If your particular requirements calls for a larger depth of field, set the limits of your zone against the depth of field scale and find your aperture and distance settings, but choose an aperture which will give you a sufficiently fast shutter speed.
If zone focusing is not possible for fast action shots because the selected shutter speed requires a large aperture and results in a shallow depth of field, use pre-focusing.
Focus on the spot that the subject will pass and snap the shutter at the right moment.
Use the widest aperture for its selective focus ability, for placing emphasis where it is required, for dramatizing the center of interest, for eliminating distracting background and for greater directional impact.
Use the smallest aperture for its covering power from a few feet away to the far distance and for its ability to gather all the separate elements together and organize them into a more effective picture.
Move in for close-ups of a part of the subject, which will cover the full picture frame, with added impact and drama, and change the commonplace subject into a more powerful picture.
Choice of shutter speed is entirely dependent on the requirements for stopping the actions. Choose the fastest possible shutter speed to minimize camera vibration.

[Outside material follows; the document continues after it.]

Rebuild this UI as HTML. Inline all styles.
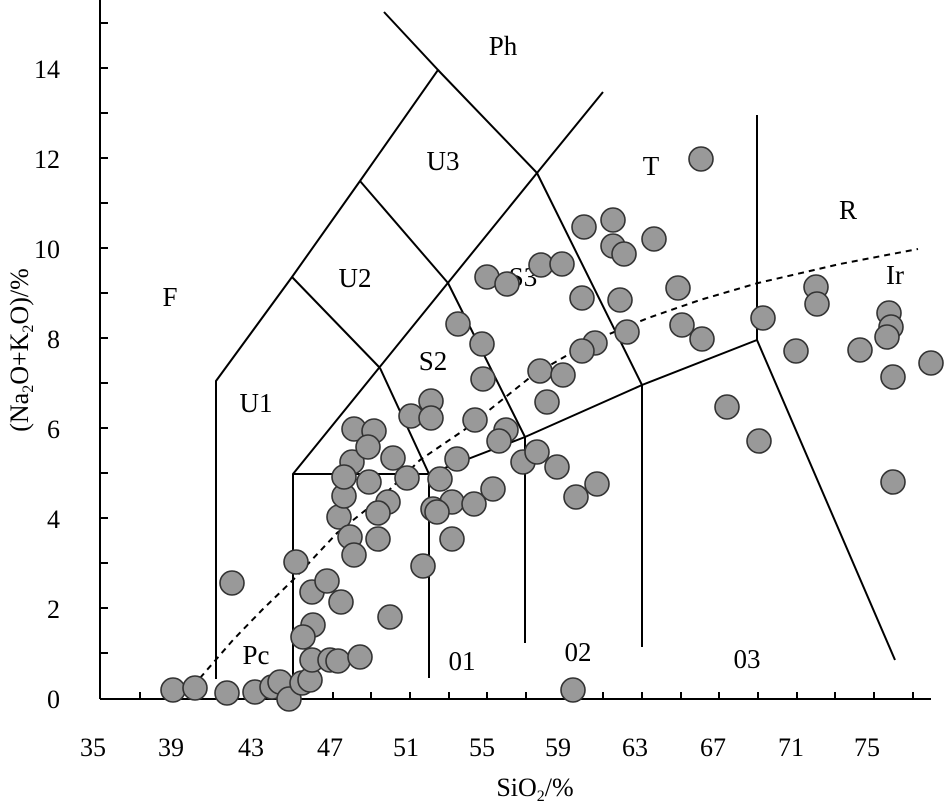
<!DOCTYPE html>
<html><head><meta charset="utf-8"><style>
html,body{margin:0;padding:0;background:#fff;}
svg{display:block;}
text{font-family:"Liberation Serif",serif;fill:#000;}
</style></head><body>
<svg width="944" height="805" viewBox="0 0 944 805" xmlns="http://www.w3.org/2000/svg">
<g stroke="#000" stroke-width="2" fill="none">
<line x1="100" y1="0" x2="100" y2="699"/>
<line x1="100" y1="699" x2="931" y2="699"/>
<path d="M100 23h8M100 68h8M100 113h8M100 158h8M100 203h8M100 248h8M100 293h8M100 338h8M100 383h8M100 428h8M100 473h8M100 518h8M100 563h8M100 608h8M100 653h8"/>
<path d="M140 699v-7M178 699v-7M217 699v-7M256 699v-7M294 699v-7M333 699v-7M371 699v-7M410 699v-7M449 699v-7M487 699v-7M526 699v-7M565 699v-7M603 699v-7M642 699v-7M681 699v-7M719 699v-7M758 699v-7M797 699v-7M835 699v-7M874 699v-7M913 699v-7"/>
<polyline points="216,679 216,381 292,277 360,181 438,70 384,12"/>
<polyline points="438,70 537,173 603,92"/>
<line x1="292" y1="277" x2="380" y2="368"/>
<line x1="360" y1="181" x2="448" y2="283"/>
<polyline points="293,683 293,474 537,173"/>
<line x1="293" y1="474" x2="429" y2="474"/>
<polyline points="380,368 429,474 429,678"/>
<polyline points="448,283 525,437 525,643"/>
<polyline points="537,173 642,385 642,647"/>
<polyline points="429,474 525,437 642,385 757,340 895,660"/>
<line x1="757" y1="115" x2="757" y2="340"/>
</g>
<path d="M200,678 L233,640 L262,610 L293,580 L337,533 L382,497 L420,460 L467,428 L533,375 L590,342 L648,318 L700,300 L758,283 L840,264 L918,249" fill="none" stroke="#000" stroke-width="2" stroke-dasharray="6,5"/>
<g font-size="27" text-anchor="middle">
<text x="170" y="306">F</text>
<text x="256" y="412">U1</text>
<text x="355" y="287">U2</text>
<text x="443" y="170">U3</text>
<text x="503" y="55">Ph</text>
<text x="433" y="370">S2</text>
<text x="523" y="286">S3</text>
<text x="651" y="175">T</text>
<text x="848" y="219">R</text>
<text x="895" y="284">Ir</text>
<text x="256" y="664">Pc</text>
<text x="462" y="670">01</text>
<text x="578" y="661">02</text>
<text x="747" y="668">03</text>
</g>
<g fill="#999" stroke="#333" stroke-width="1.6">
<circle cx="232" cy="583" r="12"/><circle cx="173" cy="690" r="12"/><circle cx="195" cy="688" r="12"/><circle cx="227" cy="693" r="12"/><circle cx="255" cy="692" r="12"/><circle cx="272" cy="687" r="12"/><circle cx="280" cy="682" r="12"/><circle cx="289" cy="699" r="12"/><circle cx="302" cy="683" r="12"/><circle cx="310" cy="680" r="12"/>
<circle cx="313" cy="625" r="12"/><circle cx="303" cy="637" r="12"/><circle cx="312" cy="660" r="12"/><circle cx="330" cy="660" r="12"/><circle cx="338" cy="661" r="12"/><circle cx="360" cy="657" r="12"/><circle cx="390" cy="617" r="12"/>
<circle cx="296" cy="562" r="12"/><circle cx="312" cy="592" r="12"/><circle cx="327" cy="581" r="12"/><circle cx="341" cy="602" r="12"/><circle cx="423" cy="566" r="12"/>
<circle cx="339" cy="517" r="12"/><circle cx="350" cy="537" r="12"/><circle cx="378" cy="539" r="12"/><circle cx="354" cy="555" r="12"/><circle cx="452" cy="539" r="12"/>
<circle cx="344" cy="496" r="12"/><circle cx="388" cy="502" r="12"/><circle cx="378" cy="513" r="12"/><circle cx="452" cy="502" r="12"/><circle cx="474" cy="504" r="12"/><circle cx="493" cy="489" r="12"/><circle cx="433" cy="509" r="12"/><circle cx="437" cy="512" r="12"/>
<circle cx="352" cy="462" r="12"/><circle cx="344" cy="477" r="12"/><circle cx="369" cy="482" r="12"/><circle cx="407" cy="478" r="12"/><circle cx="440" cy="479" r="12"/>
<circle cx="354" cy="429" r="12"/><circle cx="374" cy="431" r="12"/><circle cx="368" cy="447" r="12"/><circle cx="393" cy="458" r="12"/><circle cx="457" cy="459" r="12"/>
<circle cx="431" cy="401" r="12"/><circle cx="411" cy="416" r="12"/><circle cx="431" cy="418" r="12"/><circle cx="475" cy="420" r="12"/><circle cx="506" cy="430" r="12"/><circle cx="499" cy="441" r="12"/>
<circle cx="458" cy="324" r="12"/><circle cx="482" cy="344" r="12"/><circle cx="483" cy="379" r="12"/>
<circle cx="523" cy="462" r="12"/><circle cx="537" cy="452" r="12"/><circle cx="557" cy="467" r="12"/><circle cx="576" cy="497" r="12"/><circle cx="597" cy="484" r="12"/><circle cx="573" cy="690" r="12"/>
<circle cx="487" cy="277" r="12"/><circle cx="507" cy="284" r="12"/><circle cx="541" cy="265" r="12"/><circle cx="562" cy="264" r="12"/><circle cx="582" cy="298" r="12"/><circle cx="620" cy="300" r="12"/><circle cx="627" cy="332" r="12"/><circle cx="595" cy="343" r="12"/><circle cx="582" cy="351" r="12"/><circle cx="540" cy="371" r="12"/><circle cx="563" cy="375" r="12"/><circle cx="547" cy="402" r="12"/>
<circle cx="584" cy="227" r="12"/><circle cx="613" cy="220" r="12"/><circle cx="613" cy="246" r="12"/><circle cx="624" cy="254" r="12"/><circle cx="654" cy="239" r="12"/><circle cx="701" cy="159" r="12"/><circle cx="678" cy="288" r="12"/><circle cx="682" cy="325" r="12"/><circle cx="702" cy="339" r="12"/>
<circle cx="763" cy="318" r="12"/><circle cx="816" cy="287" r="12"/><circle cx="817" cy="304" r="12"/><circle cx="796" cy="351" r="12"/><circle cx="860" cy="350" r="12"/><circle cx="889" cy="313" r="12"/><circle cx="891" cy="327" r="12"/><circle cx="887" cy="337" r="12"/><circle cx="931" cy="363" r="12"/><circle cx="893" cy="377" r="12"/><circle cx="727" cy="407" r="12"/><circle cx="759" cy="441" r="12"/><circle cx="893" cy="482" r="12"/>
</g>
<g font-size="26" text-anchor="end">
<text x="60" y="708">0</text><text x="60" y="618">2</text><text x="60" y="528">4</text><text x="60" y="438">6</text><text x="60" y="348">8</text><text x="60" y="258">10</text><text x="60" y="168">12</text><text x="60" y="78">14</text>
</g>
<g font-size="26" text-anchor="middle">
<text x="93" y="756">35</text><text x="171" y="756">39</text><text x="251" y="756">43</text><text x="330" y="756">47</text><text x="406" y="756">51</text><text x="482" y="756">55</text><text x="558" y="756">59</text><text x="635" y="756">63</text><text x="713" y="756">67</text><text x="791" y="756">71</text><text x="867" y="756">75</text>
<text x="535" y="796">SiO<tspan font-size="16" dy="5">2</tspan><tspan dy="-5">/%</tspan></text>
</g>
<text font-size="26" text-anchor="middle" transform="translate(28,350) rotate(-90)">(Na<tspan font-size="16" dy="5">2</tspan><tspan dy="-5">O+K</tspan><tspan font-size="16" dy="5">2</tspan><tspan dy="-5">O)/%</tspan></text>
</svg>
</body></html>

Choice of shutter speed for any moving object is dependent on:
|a)||The speed at which the subject is moving; the faster the subject the faster the shutter speed;|
|b)||The distance of the subject from the camera; the greater the distance the slower the shutter speed;|
|c)||The angle at which the subject is moving in relation to the camera; movement towards or away from the camera requires a slower speed than movement at right angle to the camera, while movement at intermediate diagonal angles requires speeds between these two limits;|
|d)||The focal length of the lens used; the longer focal length shows an enlarged image moving at a faster speed than a shorter focal length from the same position and thus requires a faster shutter speed;|
|e)||The degree of "stopping" required; the fast speed of 1/1000 second can "deep freeze" most fast action but sometimes a blurred movement of the arms or legs will prove more effective in conveying the feeling of motion than if the motion is stopped "dead".|
Panning the subject movement can also stop the motion, if exposure conditions do not permit a fast shutter speed, or if the blurred background will help to convey the feeling of motion more readily.
Move the camera with the subject and release the shutter while following the movement smoothly through to the end.
Catch the "peak" of the action with a slow shutter speed, if a fast shutter speed is not possible.
Since most actions have a beginning, a peak and an ending, with a momentary pause between each phase, try to catch the peak of the action which should also be the most interesting.
Use extra slow speed, with the camera set on the tripod and no special lighting set-up, for catching the "mood" of dimly lighted subjects or interiors. While the subject will not be seen as distinctly as in a flash-lighted picture, the subject will have a "mood" resemblance which will not be captured in an artificially lighted shot.